The unofficial canon of written motherhood is as vast and undulating and often invisible as the experience itself. It has taken me a long time to feel comfortable with claiming Hark as a motherhood memoir, in part because I felt a reluctance from the team who helped bring my book to life to describe it that way. There is still a sense within publishing that to suggest a book focuses on mothering would somehow exclude readers, even though all of us were born of someone, all of us carried inside a womb, and many of us would have known mothers or undergone mothering ourselves.
In the raw wake of childbirth, in the grim, sleepless throes of first-year parenting and the existential and physical challenges that arrive after that, we silently ask ourselves the same question: why did nobody tell us it was like this? It is easy, and undeniably correct, to blame the structures.
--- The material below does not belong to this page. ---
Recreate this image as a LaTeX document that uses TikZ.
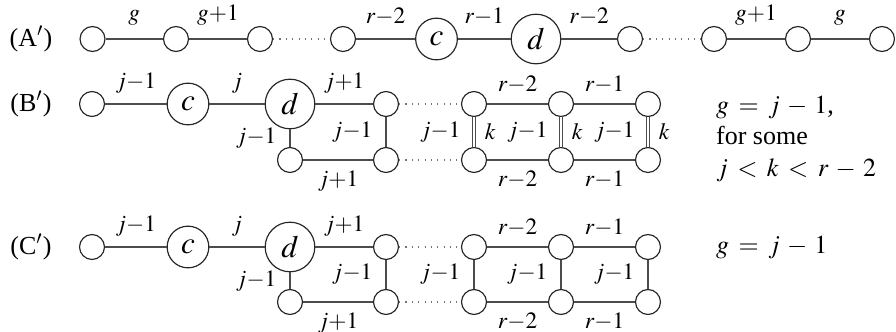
\documentclass[tikz,border=0pt]{standalone}
\usepackage{mathptmx}
\usepackage{fontspec}
\setmainfont{Liberation Serif}
\tikzset{
  vtx/.style={circle, draw=black!85, line width=0.45pt, minimum size=9.6pt, inner sep=0pt},
  big/.style={circle, draw=black!85, line width=0.45pt, inner sep=3pt, font=\large},
  link/.style={draw=black!70, line width=0.45pt},
  dots/.style={draw=black!55, dotted, line width=0.45pt},
  dbl/.style={draw=black!70, double, double distance=1.1pt, line width=0.4pt},
  wt/.style={inner sep=3pt, font=\small}
}

\begin{document}
\begin{tikzpicture}[x=0.385pt, y=-0.385pt]
  \useasboundingbox (0,0) rectangle (896,332);

  % (A')
  \node (la) at (31,39) {(A$'$)};
  \node[vtx] (a1) at (92.5,39) {};
  \node[vtx] (a2) at (176,39) {};
  \node[vtx] (a3) at (260,39) {};
  \node[vtx] (a4) at (343,39) {};
  \node[big] (ac) at (436.5,39) {$c$};
  \node[big] (ad) at (536,39) {$d$};
  \node[vtx] (a5) at (630,39) {};
  \node[vtx] (a6) at (714,39) {};
  \node[vtx] (a7) at (798,39) {};
  \node[vtx] (a8) at (882,39) {};
  \draw[link] (a1) -- node[wt, above=2pt]{$g$} (a2);
  \draw[link] (a2) -- node[wt, above=2pt]{$g{+}1$} (a3);
  \draw[dots] (a3) -- (a4);
  \draw[link] (a4) -- node[wt, above=2pt]{$r{-}2$} (ac);
  \draw[link] (ac) -- node[wt, above=2pt]{$r{-}1$} (ad);
  \draw[link] (ad) -- node[wt, above=2pt]{$r{-}2$} (a5);
  \draw[dots] (a5) -- (a6);
  \draw[link] (a6) -- node[wt, above=2pt]{$g{+}1$} (a7);
  \draw[link] (a7) -- node[wt, above=2pt]{$g$} (a8);

  % (B')
  \node (lb) at (31,104) {(B$'$)};
  \node[vtx] (b1) at (92,104) {};
  \node[big] (bc) at (188,104) {$c$};
  \node[big] (bd) at (290,104) {$d$};
  \node[vtx] (bt1) at (386,104) {};
  \node[vtx] (bt2) at (474,104) {};
  \node[vtx] (bt3) at (561,104) {};
  \node[vtx] (bt4) at (648,104) {};
  \node[vtx] (bb0) at (290,160) {};
  \node[vtx] (bb1) at (386,160) {};
  \node[vtx] (bb2) at (474,160) {};
  \node[vtx] (bb3) at (561,160) {};
  \node[vtx] (bb4) at (648,160) {};
  \draw[link] (b1) -- node[wt, above=1pt]{$j{-}1$} (bc);
  \draw[link] (bc) -- node[wt, above=1pt]{$j$} (bd);
  \draw[link] (bd) -- node[wt, above=1pt]{$j{+}1$} (bt1);
  \draw[link] (bd) -- node[wt, left=2pt]{$j{-}1$} (bb0);
  \draw[link] (bt1) -- node[wt, left=2pt]{$j{-}1$} (bb1);
  \draw[link] (bb0) -- node[wt, below=1pt]{$j{+}1$} (bb1);
  \draw[dots] (bt1) -- (bt2);
  \draw[dots] (bb1) -- (bb2);
  \draw[link] (bt2) -- node[wt, above=1pt]{$r{-}2$} (bt3);
  \draw[link] (bt3) -- node[wt, above=1pt]{$r{-}1$} (bt4);
  \draw[link] (bb2) -- node[wt, below=1pt]{$r{-}2$} (bb3);
  \draw[link] (bb3) -- node[wt, below=1pt]{$r{-}1$} (bb4);
  \draw[dbl] (bt2) -- node[wt, left=2pt]{$j{-}1$} node[wt, right=1pt]{$k$} (bb2);
  \draw[dbl] (bt3) -- node[wt, left=2pt]{$j{-}1$} node[wt, right=1pt]{$k$} (bb3);
  \draw[dbl] (bt4) -- node[wt, left=2pt]{$j{-}1$} node[wt, right=1pt]{$k$} (bb4);
  \node[anchor=west, align=left] (nb) at (707,139) {$g \:=\: j \:-\: 1$,\\for some\\$j \:<\: k \:<\: r \:-\: 2$};

  % (C')
  \node (lc) at (31,247) {(C$'$)};
  \node[vtx] (c1) at (92,247) {};
  \node[big] (cc) at (188,247) {$c$};
  \node[big] (cd) at (290,247) {$d$};
  \node[vtx] (ct1) at (386,247) {};
  \node[vtx] (ct2) at (474,247) {};
  \node[vtx] (ct3) at (561,247) {};
  \node[vtx] (ct4) at (648,247) {};
  \node[vtx] (cb0) at (290,302) {};
  \node[vtx] (cb1) at (386,302) {};
  \node[vtx] (cb2) at (474,302) {};
  \node[vtx] (cb3) at (561,302) {};
  \node[vtx] (cb4) at (648,302) {};
  \draw[link] (c1) -- node[wt, above=1pt]{$j{-}1$} (cc);
  \draw[link] (cc) -- node[wt, above=1pt]{$j$} (cd);
  \draw[link] (cd) -- node[wt, above=1pt]{$j{+}1$} (ct1);
  \draw[link] (cd) -- node[wt, left=2pt]{$j{-}1$} (cb0);
  \draw[link] (ct1) -- node[wt, left=2pt]{$j{-}1$} (cb1);
  \draw[link] (cb0) -- node[wt, below=1pt]{$j{+}1$} (cb1);
  \draw[dots] (ct1) -- (ct2);
  \draw[dots] (cb1) -- (cb2);
  \draw[link] (ct2) -- node[wt, above=1pt]{$r{-}2$} (ct3);
  \draw[link] (ct3) -- node[wt, above=1pt]{$r{-}1$} (ct4);
  \draw[link] (cb2) -- node[wt, below=1pt]{$r{-}2$} (cb3);
  \draw[link] (cb3) -- node[wt, below=1pt]{$r{-}1$} (cb4);
  \draw[link] (ct2) -- node[wt, left=2pt]{$j{-}1$} (cb2);
  \draw[link] (ct3) -- node[wt, left=2pt]{$j{-}1$} (cb3);
  \draw[link] (ct4) -- node[wt, left=2pt]{$j{-}1$} (cb4);
  \node[anchor=west] (nc) at (707,248) {$g \:=\: j \:-\: 1$};
\end{tikzpicture}
\end{document}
The patriarchy, capitalism, how they both inform what we publish and how.
But it can also be so difficult to find those words in a conversational format. Beyond the practicalities—which will be familiar to those who have ever attempted to complete a conversation during a toddler playdate, let alone a meaningful one—there is the matter of speaking the truth. How do you speak of the bone-deep, resonant rightness of feeling your child’s body relax against yours? Isn’t it so much easier, in the midst of grinding exhaustion, just to say that “it’s fine”? Writing gives mothers the space and the time to express the inexpressible, even when the space and time do so are stolen away. And so we will keep stealing and keep writing, and making the nights seem less dark and long in the process.